In this study the prevalence of HDV IgG antibodies was higher among females (75%) study participants than in males (25%) as well as among study participants that were 37-54 (68.8%) compared to other age groups. While this is consistent with Anejo-okopi et al., [16] and Abdulmumini & Hali [22] where prevalence was higher in females; for this study, it may be because there are more female participants (67%) than male (33%) and more participants (45.1%) falls within the age group 37-54 years. From the findings, the prevalence of HDV infection to global prevalence and other previous research done in southwest Nigeria is low. This means HDV is not widespread in the study population.
The risk behaviours of HIV was cross-examined with HBV/HDV infection. 37.5% of the study participants have history of blood transfusion while 6.25% have history of sharing sharp objects, even though the association is not statistically significant, but cannot be ruled out as possible cause of risk factor for HDV occurrence in HBV/HIV co-infection because of the common routes (such as sexual and parenteral) of transmission of the infection. This finding is consistent with Argirion et al., [8] who established that HDV infection is more common in PLWH due to shared modes of transmission.
CONCLUSION
The result from this study shows that co-infection prevalence of HBV in HIV patients in this population reflects global trends, supporting the idea that HIV-infected individuals are at a similar risk of HBV infection as those in other regions. The seroprevalence of HDV IgG antibodies at 7.8% indicates that HDV exposure is relatively uncommon in this group, but not insignificant. Although 0% seroprevalence of HDV IgM says no acute or recent HDV infection among the participants as at the time of the study but monitoring for signs of active liver disease or viral reactivation in chronic carriers (IgG positive) is still important.
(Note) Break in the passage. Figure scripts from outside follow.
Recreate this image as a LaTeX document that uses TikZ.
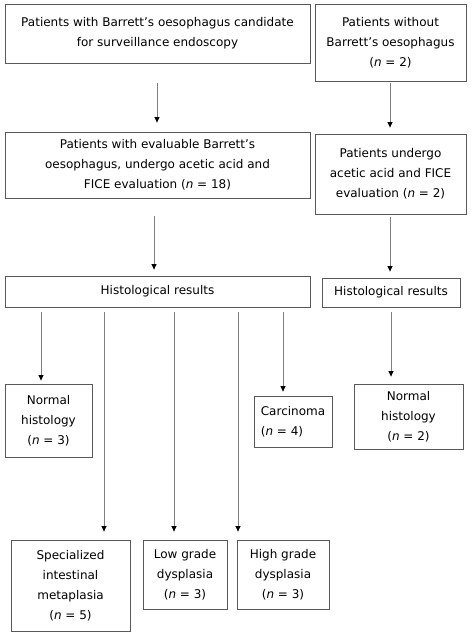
\documentclass[tikz,border=0pt]{standalone}
\usepackage{fontspec}
\setmainfont{DejaVu Sans}
\usetikzlibrary{arrows.meta}
\usepackage{xcolor}

\begin{document}
\begin{tikzpicture}[x=1pt, y=-1pt,
    box/.style={draw=black!65, line width=0.8pt, align=center, inner sep=2pt, font={\fontsize{12}{20}\selectfont}},
    arr/.style={draw=black!50, line width=0.9pt, -{Triangle[length=5.5pt, width=5pt, color=black]}}]
            \useasboundingbox (0,0) rectangle (472,636);
            % Top row
            \node[box, minimum width=305, minimum height=59] (b1) at (157.5,33.5) {Patients with Barrett's oesophagus candidate\\for surveillance endoscopy};
            \node[box, minimum width=151, minimum height=77] (b2) at (390.5,42.5) {Patients without\\Barrett's oesophagus\\(\textit{n} = 2)};

            % Evaluation
            \node[box, minimum width=305, minimum height=66] (b3) at (157.5,165) {Patients with evaluable Barrett's\\oesophagus, undergo acetic acid and\\FICE evaluation (\textit{n} = 18)};
            \node[box, minimum width=151, minimum height=80] (b4) at (390.5,174) {Patients undergo\\acetic acid and FICE\\evaluation (\textit{n} = 2)};

            % Histology
            \node[box, minimum width=305, minimum height=31] (h1) at (157.5,291.5) {Histological results};
            \node[box, minimum width=138, minimum height=29] (h2) at (391,292.5) {Histological results};

            % Results
            \node[box, minimum width=87, minimum height=73] (n1) at (48.5,420.5) {Normal\\histology\\(\textit{n} = 3)};
            \node[box, align=left, minimum width=78, minimum height=51] (car) at (293,421.5) {Carcinoma\\(\textit{n} = 4)};
            \node[box, minimum width=109, minimum height=65] (n2) at (408.5,416.5) {Normal\\histology\\(\textit{n} = 2)};
            \node[box, minimum width=119, minimum height=91] (sim) at (70.5,585.5) {Specialized\\intestinal\\metaplasia\\(\textit{n} = 5)};
            \node[box, minimum width=84, minimum height=69] (lgd) at (185,574.5) {Low grade\\dysplasia\\(\textit{n} = 3)};
            \node[box, minimum width=92, minimum height=69] (hgd) at (283,574.5) {High grade\\dysplasia\\(\textit{n} = 3)};

            % Arrows
            \draw[arr, shorten <=20pt, shorten >=9pt] ([xshift=-0.5pt]b1.south) -- ([xshift=-0.5pt]b3.north);
            \draw[arr, shorten <=2pt, shorten >=6pt] ([xshift=-0.5pt]b2.south) -- ([xshift=-0.5pt]b4.north);
            \draw[arr, shorten <=18pt, shorten >=6pt] ([xshift=-3.5pt]b3.south) -- ([xshift=-3.5pt]h1.north);
            \draw[arr, shorten <=3pt, shorten >=6pt] ([xshift=-0.5pt]b4.south) -- ([xshift=-1pt]h2.north);
            \draw[arr, shorten <=5pt, shorten >=3pt] ([xshift=-7.5pt]n1.north |- h1.south) -- ([xshift=-7.5pt]n1.north);
            \draw[arr, shorten <=5pt, shorten >=8pt] ([xshift=33.5pt]sim.north |- h1.south) -- ([xshift=33.5pt]sim.north);
            \draw[arr, shorten <=5pt, shorten >=8pt] ([xshift=-11pt]lgd.north |- h1.south) -- ([xshift=-11pt]lgd.north);
            \draw[arr, shorten <=5pt, shorten >=8pt] ([xshift=-45pt]hgd.north |- h1.south) -- ([xshift=-45pt]hgd.north);
            \draw[arr, shorten <=5pt, shorten >=4pt] ([xshift=-10pt]car.north |- h1.south) -- ([xshift=-10pt]car.north);
            \draw[arr, shorten <=5pt, shorten >=7pt] ([xshift=-17.5pt]n2.north |- h2.south) -- ([xshift=-17.5pt]n2.north);
        \end{tikzpicture}
\end{document}
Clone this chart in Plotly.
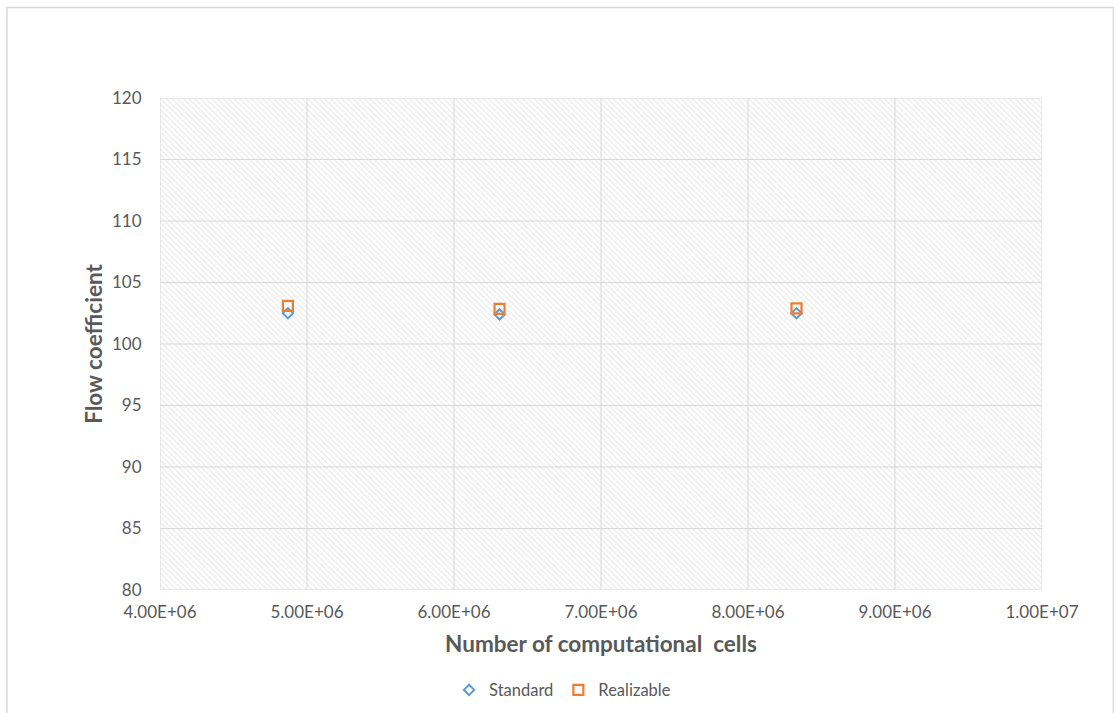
import plotly.graph_objects as go

# Mesh sizes and the resulting flow coefficient for the two k-epsilon variants
cells = [4.87e6, 6.31e6, 8.33e6]
standard = [102.5, 102.4, 102.5]
realizable = [103.1, 102.85, 102.9]

x_ticks = [4e6, 5e6, 6e6, 7e6, 8e6, 9e6, 1e7]
x_tick_text = ["4.00E+06", "5.00E+06", "6.00E+06", "7.00E+06",
               "8.00E+06", "9.00E+06", "1.00E+07"]
y_ticks = [80, 85, 90, 95, 100, 105, 110, 115, 120]

x_range = [x_ticks[0], x_ticks[-1]]
y_range = [y_ticks[0], y_ticks[-1]]

FONT = "Lato, 'Open Sans', sans-serif"
GREY_TEXT = "#595959"
GRID = "#d9d9d9"

fig = go.Figure()

# hatched plot-area background
fig.add_trace(go.Scatter(
    x=[x_range[0], x_range[1], x_range[1], x_range[0], x_range[0]],
    y=[y_range[0], y_range[0], y_range[1], y_range[1], y_range[0]],
    mode="lines", fill="toself", line=dict(width=0),
    fillcolor="white",
    fillpattern=dict(shape="\\", fgcolor="#cccccc", bgcolor="white",
                     size=4, solidity=0.28),
    hoverinfo="skip", showlegend=False,
))

# gridlines drawn on top of the hatch
gx, gy = [], []
for v in x_ticks:
    gx += [v, v, None]
    gy += [y_range[0], y_range[1], None]
for v in y_ticks:
    gx += [x_range[0], x_range[1], None]
    gy += [v, v, None]
fig.add_trace(go.Scatter(
    x=gx, y=gy, mode="lines", line=dict(color=GRID, width=1),
    hoverinfo="skip", showlegend=False,
))

fig.add_trace(go.Scatter(
    x=cells, y=standard, mode="markers", name="Standard",
    marker=dict(symbol="diamond-open", size=8, color="#5b9bd5",
                line=dict(width=2, color="#5b9bd5")),
))
fig.add_trace(go.Scatter(
    x=cells, y=realizable, mode="markers", name="Realizable",
    marker=dict(symbol="square-open", size=10, color="#ed7d31",
                line=dict(width=2.2, color="#ed7d31")),
))

fig.update_xaxes(
    range=x_range, tickmode="array", tickvals=x_ticks, ticktext=x_tick_text,
    showgrid=False, zeroline=False, showline=False,
    ticks="outside", ticklen=7, tickcolor="rgba(0,0,0,0)",
    tickfont=dict(family=FONT, size=17, color=GREY_TEXT),
    title=dict(text="<b>Number of computational  cells</b>",
               font=dict(family=FONT, size=22.5, color=GREY_TEXT), standoff=14),
)
fig.update_yaxes(
    range=y_range, tickmode="array", tickvals=y_ticks,
    showgrid=False, zeroline=False, showline=False,
    ticks="outside", ticklen=14, tickcolor="rgba(0,0,0,0)",
    tickfont=dict(family=FONT, size=17, color=GREY_TEXT),
    title=dict(text="<b>Flow coefficient</b>",
               font=dict(family=FONT, size=22.5, color=GREY_TEXT), standoff=3),
)

# light chart-area frame
fig.add_shape(type="rect", xref="paper", yref="paper",
              x0=-0.1735, x1=1.081, y0=-0.27, y1=1.184,
              line=dict(color="#d9d9d9", width=1.5), layer="below")

fig.update_layout(
    width=1114, height=713,
    margin=dict(l=160, r=72, t=98, b=123),
    paper_bgcolor="white", plot_bgcolor="white",
    font=dict(family=FONT, color=GREY_TEXT),
    legend=dict(orientation="h", xref="container", yref="container",
                x=0.505, xanchor="center", y=0.032, yanchor="middle",
                font=dict(family=FONT, size=16.5, color=GREY_TEXT),
                itemwidth=30, traceorder="normal"),
)

fig.write_html("out.html")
The absence of IgM may also suggest that HDV transmission dynamics in the study population are currently low.
To know the severity of the HDV infection, there is a need for further clinical examination like liver functioning assessment for individuals who tested positive to HDV IgG. They should also be monitored for potential late complications related to past HDV exposure, because majority of HBV patients do not exhibit any symptoms and may not do so until the liver is severely damaged [23] [24]. This finding emphasise the importance of early and regular HBV screening, monitoring and managing HBV among HIV-positive individuals to prevent further complications. HBV vaccination as a critical public health strategy should be promoted, as preventing HBV infection also prevents HDV infection. Additionally, whenever clinically needed (for example, in the event of acute decompensation of chronic liver disease), HBsAg-positive individuals should undergo retesting for anti-HDV antibodies.
Conflict of Interest
There is no conflict of interest.
Ethical Approval
Ethical approval with NREC ASSIGNED NUMBER: NHREC/OYOSHRIEC/10/11/22 was obtained from the Ethical Review committee of the Oyo State Ministry of Health, Department of Planning, Research and Statistics Division, Ibadan, Oyo State.
Similarly, informed consent was sought from all the participants that are 18 years and above before their participation in this study. Consents was sought from the parents/guardians of the participants that were lesser than 18 years.